Neural network-based prediction of sideway force coefficient for asphalt pavement using high-resolution 3D texture data

The pavement friction has been recognised as a critical contributor to traffic safety and an important pavement functional characteristic. The sideway force coefficient routine investigation machine (SCRIM) has been used in many studies for pavement friction evaluation. However, this device is costly to purchase and run which limits its accessibility to many transportation agencies. This study explores an artificial neural network model to predict the sideway force coefficient (SFC) from SCRIM using pavement micro- and macro-texture information.

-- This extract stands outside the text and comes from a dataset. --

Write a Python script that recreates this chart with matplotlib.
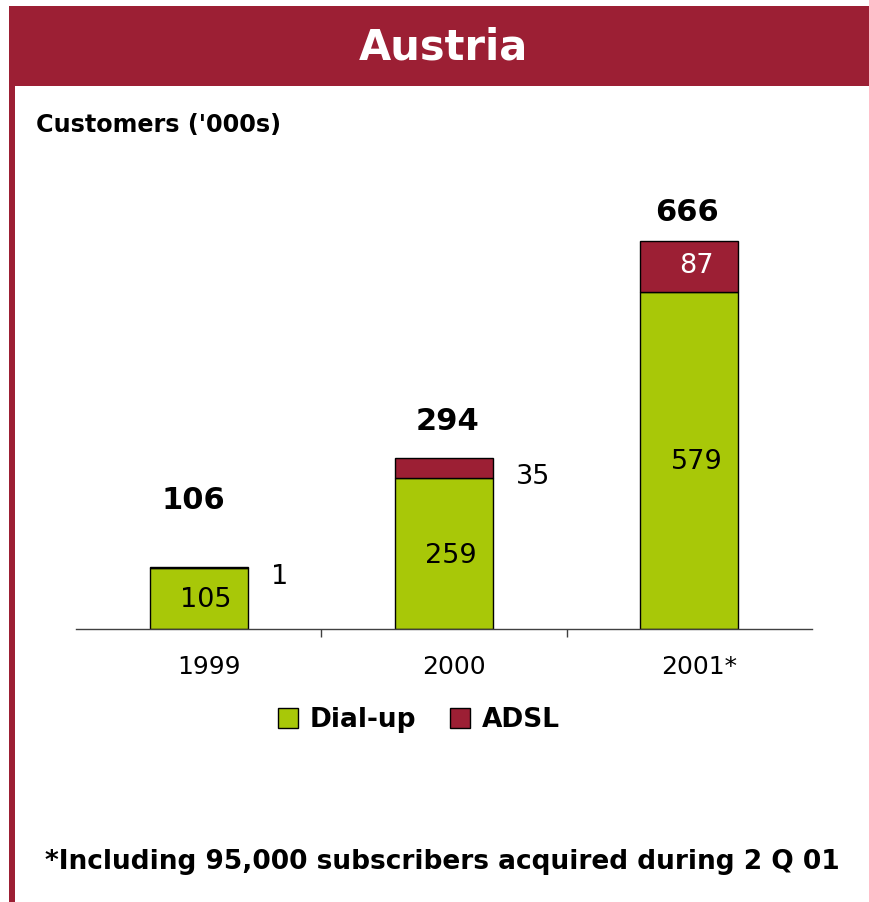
import matplotlib
matplotlib.use("Agg")
import matplotlib.pyplot as plt
from matplotlib.patches import Rectangle, Patch
from matplotlib.transforms import ScaledTranslation

# Data (customers, thousands)
years = ["1999", "2000", "2001*"]
dialup = [105, 259, 579]
adsl = [1, 35, 87]
totals = [106, 294, 666]
series_names = ["Dial-up", "ADSL"]

title = "Austria"
unit_label = "Customers ('000s)"
footnote = "*Including 95,000 subscribers acquired during 2 Q 01"

GREEN = "#A8C808"
RED = "#9C1F34"

W, H = 869, 902
fig = plt.figure(figsize=(W / 100, H / 100), dpi=100)
fig.patch.set_facecolor("white")


def fx(px):
    return px / W


def fy(py):
    return 1 - py / H


# Header band and left border
fig.add_artist(Rectangle((fx(9), fy(86)), 1 - fx(9), fy(6) - fy(86),
                         transform=fig.transFigure, facecolor=RED,
                         edgecolor="none", zorder=0))
fig.add_artist(Rectangle((fx(9), 0), fx(6), fy(86),
                         transform=fig.transFigure, facecolor=RED,
                         edgecolor="none", zorder=0))
fig.text(fx(443), fy(47), title, color="white", fontsize=30,
         fontweight="bold", ha="center", va="center")
fig.text(fx(36), fy(125), unit_label, color="black", fontsize=17.2,
         fontweight="bold", ha="left", va="center")

# Chart area
ax = fig.add_axes([fx(76), fy(629), fx(812) - fx(76), fy(180) - fy(629)])
x = list(range(len(years)))
width = 0.40
ax.bar(x, dialup, width, color=GREEN, edgecolor="black", linewidth=1, zorder=2)
ax.bar(x, adsl, width, bottom=dialup, color=RED, edgecolor="black",
       linewidth=1, zorder=2)

ax.set_xlim(-0.5, len(years) - 0.5)
ax.set_ylim(0, 771)
for side in ("top", "right", "left"):
    ax.spines[side].set_visible(False)
ax.spines["bottom"].set_color("#404040")
ax.spines["bottom"].set_linewidth(1)
ax.set_yticks([])
ax.set_xticks([i + 0.5 for i in x[:-1]], minor=True)
ax.set_xticks(x)
ax.set_xticklabels(years, fontsize=18)
ax.tick_params(axis="x", which="major", length=0, pad=19)
ax.tick_params(axis="x", which="minor", length=6, color="#404040", width=1,
               direction="out")
shift = ScaledTranslation(10 / 100, 0, fig.dpi_scale_trans)
for lbl in ax.get_xticklabels():
    lbl.set_transform(lbl.get_transform() + shift)

# Dial-up values inside the green segments
for i, v in enumerate(dialup):
    ax.annotate(str(v), (i, v / 2), xytext=(7, -2), textcoords="offset pixels",
                ha="center", va="center", fontsize=19.5, color="black", zorder=3)

# ADSL values: inside when the segment is tall enough, otherwise to the right
for i, (d, a) in enumerate(zip(dialup, adsl)):
    mid = d + a / 2
    if a > 60:
        ax.annotate(str(a), (i, mid), xytext=(7, 0), textcoords="offset pixels",
                    ha="center", va="center", fontsize=19.5, color="white",
                    zorder=3)
    else:
        ax.annotate(str(a), (i + width / 2, mid), xytext=(23, -9),
                    textcoords="offset pixels", ha="left", va="center",
                    fontsize=19.5, color="black", zorder=3)

# Totals above the stacks
total_pad = [52, 22, 14]
total_dx = [-5, 3, -2]
for i, t in enumerate(totals):
    ax.annotate(str(t), (i, t), xytext=(total_dx[i], total_pad[i]),
                textcoords="offset pixels", ha="center", va="bottom",
                fontsize=22, fontweight="bold", color="black", zorder=3)

handles = [Patch(facecolor=GREEN, edgecolor="black", linewidth=1),
           Patch(facecolor=RED, edgecolor="black", linewidth=1)]
fig.legend(handles, series_names, loc="center",
           bbox_to_anchor=(fx(419), fy(720)), ncol=2, frameon=False,
           prop={"size": 19, "weight": "bold"}, handlelength=0.75,
           handleheight=0.8, handletextpad=0.45, columnspacing=1.3)

fig.text(fx(45), fy(862), footnote, fontsize=19, fontweight="bold",
         ha="left", va="center", color="black")

fig.savefig("out.png", dpi=100, facecolor="white")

On the selected field site, pavement texture was evaluated by a digital sand patch tester and a portable high-resolution 3D laser scanner, while pavement friction was measured using a SCRIM. The obtained high-resolution 3D texture data was decomposed into micro- and macro-textures via discrete Fourier transform and Butterworth filters. Then, height, feature, and hybrid texture parameters were calculated to characterise pavement 3D texture at the micro- and macro-levels. Next, the obtained pavement texture parameters were used to predict SFC through linear and neural network models. The neural network model, including pavement micro- and macro-texture parameters, shows better performance than other models and is adequate to predict SFC. Besides, pavement micro-texture shows more contribution to SFC than macro-texture.